Extrinsic motivators like status and money tend to be back-end loaded, they tend to be delayed. And so, as Robert Kaplan points out, we need short-term rewards. 

Let’s say you are the kind of person who thinks all you really want is money. In other words, what is the single, motivating factor in your career? To make a lot of money, you answer.
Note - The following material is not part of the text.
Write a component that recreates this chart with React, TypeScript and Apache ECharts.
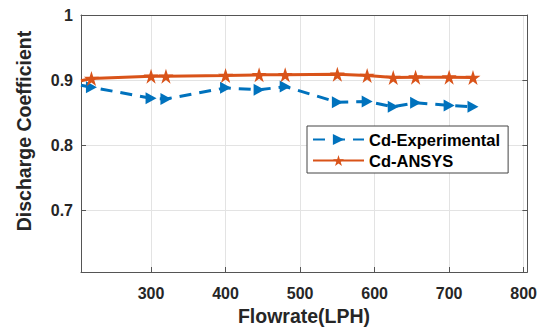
import React, { useEffect, useRef } from "react";
import * as echarts from "echarts";

const flowrate = [220, 300, 320, 400, 445, 480, 550, 590, 625, 655, 700, 732];
const cdExperimental = [0.889, 0.872, 0.871, 0.888, 0.885, 0.89, 0.866, 0.867, 0.859, 0.865, 0.861, 0.859];
const cdAnsys = [0.9025, 0.906, 0.906, 0.907, 0.908, 0.908, 0.909, 0.907, 0.904, 0.9045, 0.9045, 0.904];
// line segment entering from the left edge of the axes (no marker)
const edgeFlow = 206;
const edgeExperimental = 0.892;
const edgeAnsys = 0.899;
const xTicks = [300, 400, 500, 600, 700, 800];
const yTicks = [0.7, 0.8, 0.9, 1];
const xTitle = "Flowrate(LPH)";
const yTitle = "Discharge Coefficient";

const STAR = "path://M50 0 L61.23 34.55 L97.55 34.55 L68.16 55.9 L79.39 90.45 L50 69.1 L20.61 90.45 L31.84 55.9 L2.45 34.55 L38.77 34.55 Z";
const TRI = "path://M0 0 L100 50 L0 100 Z";
const FONT = "'Liberation Sans', Arial, sans-serif";

export default function App() {
  const ref = useRef<HTMLDivElement>(null);
  useEffect(() => {
    if (!ref.current) return;
    const chart = echarts.init(ref.current, null, { renderer: "svg" });
    const mk = (edgeY: number, ys: number[]) => [
      { value: [edgeFlow, edgeY], symbol: "none" },
      ...flowrate.map((x, i) => [x, ys[i]]),
    ];
    const axisCol = "#555";
    const labelStyle = { color: "#262626", fontWeight: "bold" as const, fontSize: 16, fontFamily: FONT };
    chart.setOption({
      animation: false,
      backgroundColor: "#fff",
      grid: { left: 81, right: 12, top: 15, bottom: 59, containLabel: false },
      graphic: [
        {
          type: "text",
          x: 24,
          y: 131,
          rotation: Math.PI / 2,
          style: { text: yTitle, align: "center", verticalAlign: "middle", fill: "#262626", font: `bold 19.5px ${FONT}` },
        },
        {
          type: "text",
          x: 304,
          y: 316,
          style: { text: xTitle, align: "center", verticalAlign: "middle", fill: "#262626", font: `bold 19.5px ${FONT}` },
        },
      ],
      legend: {
        orient: "vertical",
        left: 307,
        top: 126,
        padding: [5, 8, 4, 5],
        itemGap: 4,
        itemWidth: 51,
        itemHeight: 14,
        backgroundColor: "#fff",
        borderColor: "#444",
        borderWidth: 1,
        borderRadius: 0,
        textStyle: { color: "#000", fontWeight: "bold", fontSize: 16.5, fontFamily: FONT },
        data: ["Cd-Experimental", "Cd-ANSYS"],
      },
      xAxis: [
        {
          type: "value",
          min: 206,
          max: 805,
          axisLine: { show: true, lineStyle: { color: axisCol, width: 1 } },
          axisTick: { show: true, inside: true, length: 5, customValues: xTicks, lineStyle: { color: axisCol } },
          axisLabel: { ...labelStyle, margin: 13, customValues: xTicks },
          splitLine: { show: true, lineStyle: { color: "#e3e3e3", width: 1 } },
        },
        {
          type: "value",
          position: "top",
          min: 206,
          max: 805,
          axisLine: { show: true, lineStyle: { color: axisCol, width: 1 } },
          axisTick: { show: false },
          axisLabel: { show: false },
          splitLine: { show: false },
        },
      ],
      yAxis: [
        {
          type: "value",
          min: 0.605,
          max: 1,
          axisLine: { show: true, lineStyle: { color: axisCol, width: 1 } },
          axisTick: { show: true, inside: true, length: 5, customValues: yTicks, lineStyle: { color: axisCol } },
          axisLabel: { ...labelStyle, margin: 8, customValues: yTicks, formatter: (v: number) => String(Math.round(v * 10) / 10) },
          splitLine: { show: true, lineStyle: { color: "#e3e3e3", width: 1 } },
        },
        {
          type: "value",
          position: "right",
          min: 0.605,
          max: 1,
          axisLine: { show: true, lineStyle: { color: axisCol, width: 1 } },
          axisTick: { show: true, inside: true, length: 5, customValues: yTicks, lineStyle: { color: axisCol } },
          axisLabel: { show: false },
          splitLine: { show: false },
        },
      ],
      series: [
        {
          name: "Cd-Experimental",
          type: "line",
          data: mk(edgeExperimental, cdExperimental),
          symbol: TRI,
          symbolSize: [11, 12],
          itemStyle: { color: "#0072BD" },
          lineStyle: { color: "#0072BD", width: 3, type: [12, 8] },
          clip: true,
        },
        {
          name: "Cd-ANSYS",
          type: "line",
          data: mk(edgeAnsys, cdAnsys),
          symbol: STAR,
          symbolSize: 15,
          itemStyle: { color: "#D95319" },
          lineStyle: { color: "#D95319", width: 3 },
          clip: true,
        },
      ],
    });
    return () => chart.dispose();
  }, []);
  return <div ref={ref} style={{ width: 540, height: 331, position: "absolute", left: 0, top: 0 }} />;
}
Robert Kaplan is not one to argue with you. However, in the video below, Kaplan says that you need to make sure that whatever job you pick provides you with enough intrinsic motivators in order to enjoy your job long enough to reach your goal.

What’s the Big Idea?

Kaplan, a professor at Harvard Business School and the author of What You’re Really Meant to Do: A Roadmap for Reaching Your Unique Potential, explains the difference between intrinsic and extrinsic motivations. Money is extrinsic, and measurable. You can count how much money someone has. You can also observe what someone’s title is, or what their status is. But visible accomplishments like the accumulation of wealth take time. 

As Kaplan explains in the video below, extrinsic motivators “tend to be back-end loaded, they tend to be delayed.” And so, as Kaplan points out, we need short-term rewards. 

Intrinsic motivators, on the other hand, are things like the amount of interest you take in your work, the belief you have in your mission, and the satisfaction you can derive from your work, which may even be enjoyed along with your peers. We need these types of pay-offs as well, Kaplan says, if we hope to “do something at a sustainable level of success for a long period of time.”

And Kaplan says most people need to work on their intrinsic motivations. After all, these are much harder to measure and the only person who knows whether you are actually feeling fulfilled at what you do, is you.